Given request: Scan the lines below for the string "code" and copy every one that has it.

Material shown:
══════════════════════════════

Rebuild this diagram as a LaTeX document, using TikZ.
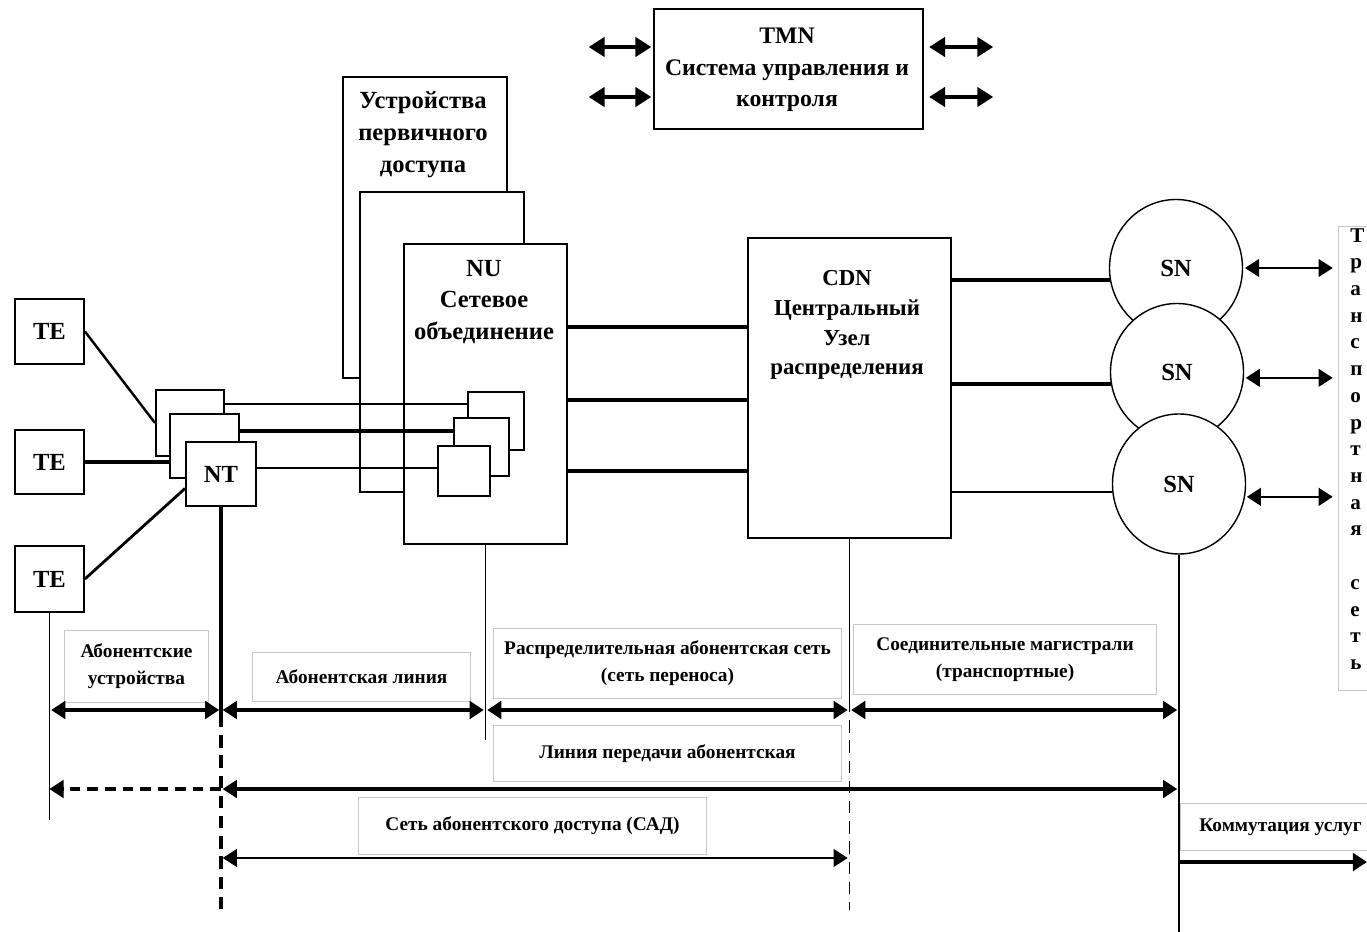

══════════════════════════════

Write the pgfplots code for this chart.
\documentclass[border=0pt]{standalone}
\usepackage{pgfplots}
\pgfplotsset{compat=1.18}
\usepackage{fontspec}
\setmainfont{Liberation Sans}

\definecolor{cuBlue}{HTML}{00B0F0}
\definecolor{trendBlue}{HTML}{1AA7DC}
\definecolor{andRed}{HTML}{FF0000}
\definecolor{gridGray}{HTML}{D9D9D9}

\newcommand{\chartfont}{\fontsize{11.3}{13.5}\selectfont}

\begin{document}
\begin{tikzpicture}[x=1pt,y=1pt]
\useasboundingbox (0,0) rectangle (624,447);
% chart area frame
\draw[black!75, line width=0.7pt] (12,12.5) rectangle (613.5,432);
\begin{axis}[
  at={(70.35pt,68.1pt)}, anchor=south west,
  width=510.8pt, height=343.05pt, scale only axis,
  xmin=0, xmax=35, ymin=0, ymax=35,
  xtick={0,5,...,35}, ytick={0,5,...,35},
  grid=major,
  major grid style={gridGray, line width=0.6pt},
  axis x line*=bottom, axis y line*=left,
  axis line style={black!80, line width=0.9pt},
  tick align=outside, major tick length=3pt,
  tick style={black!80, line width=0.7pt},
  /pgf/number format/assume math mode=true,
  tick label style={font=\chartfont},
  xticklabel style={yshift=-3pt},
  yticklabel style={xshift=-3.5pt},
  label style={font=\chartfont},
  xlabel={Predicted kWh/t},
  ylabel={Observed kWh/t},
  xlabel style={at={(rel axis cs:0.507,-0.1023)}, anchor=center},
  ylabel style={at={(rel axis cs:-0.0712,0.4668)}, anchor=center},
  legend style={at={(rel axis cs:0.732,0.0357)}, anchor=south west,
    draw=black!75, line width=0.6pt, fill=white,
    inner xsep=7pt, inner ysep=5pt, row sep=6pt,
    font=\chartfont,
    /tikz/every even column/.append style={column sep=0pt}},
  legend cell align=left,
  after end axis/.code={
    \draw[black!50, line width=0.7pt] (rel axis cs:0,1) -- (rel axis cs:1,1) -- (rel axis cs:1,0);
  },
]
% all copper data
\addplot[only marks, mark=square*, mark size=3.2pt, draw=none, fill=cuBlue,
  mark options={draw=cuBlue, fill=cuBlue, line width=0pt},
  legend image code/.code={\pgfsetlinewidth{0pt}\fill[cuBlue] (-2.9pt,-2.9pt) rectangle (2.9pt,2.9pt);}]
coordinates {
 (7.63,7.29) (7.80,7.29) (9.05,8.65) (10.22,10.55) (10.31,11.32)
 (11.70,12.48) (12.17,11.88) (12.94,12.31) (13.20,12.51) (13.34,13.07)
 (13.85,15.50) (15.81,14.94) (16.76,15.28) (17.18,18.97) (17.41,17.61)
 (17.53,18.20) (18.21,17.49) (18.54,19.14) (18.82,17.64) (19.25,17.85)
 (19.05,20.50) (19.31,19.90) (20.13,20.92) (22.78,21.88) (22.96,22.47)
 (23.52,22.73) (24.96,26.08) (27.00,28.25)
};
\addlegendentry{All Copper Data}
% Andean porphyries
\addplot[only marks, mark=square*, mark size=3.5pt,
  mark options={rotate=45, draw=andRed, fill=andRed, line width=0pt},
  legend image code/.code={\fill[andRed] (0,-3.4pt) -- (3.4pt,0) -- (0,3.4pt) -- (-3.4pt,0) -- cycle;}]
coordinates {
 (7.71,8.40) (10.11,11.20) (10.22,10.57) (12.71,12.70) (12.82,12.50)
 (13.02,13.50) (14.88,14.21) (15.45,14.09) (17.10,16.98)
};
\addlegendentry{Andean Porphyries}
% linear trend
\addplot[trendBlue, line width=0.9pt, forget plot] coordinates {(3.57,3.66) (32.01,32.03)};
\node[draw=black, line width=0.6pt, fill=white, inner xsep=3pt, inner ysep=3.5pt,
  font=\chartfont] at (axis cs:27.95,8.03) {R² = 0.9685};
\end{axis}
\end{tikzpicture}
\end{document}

══════════════════════════════

Solution for this exercise:
Write the pgfplots code for this chart.
  after end axis/.code={
  legend image code/.code={\pgfsetlinewidth{0pt}\fill[cuBlue] (-2.9pt,-2.9pt) rectangle (2.9pt,2.9pt);}]
  legend image code/.code={\fill[andRed] (0,-3.4pt) -- (3.4pt,0) -- (0,3.4pt) -- (-3.4pt,0) -- cycle;}]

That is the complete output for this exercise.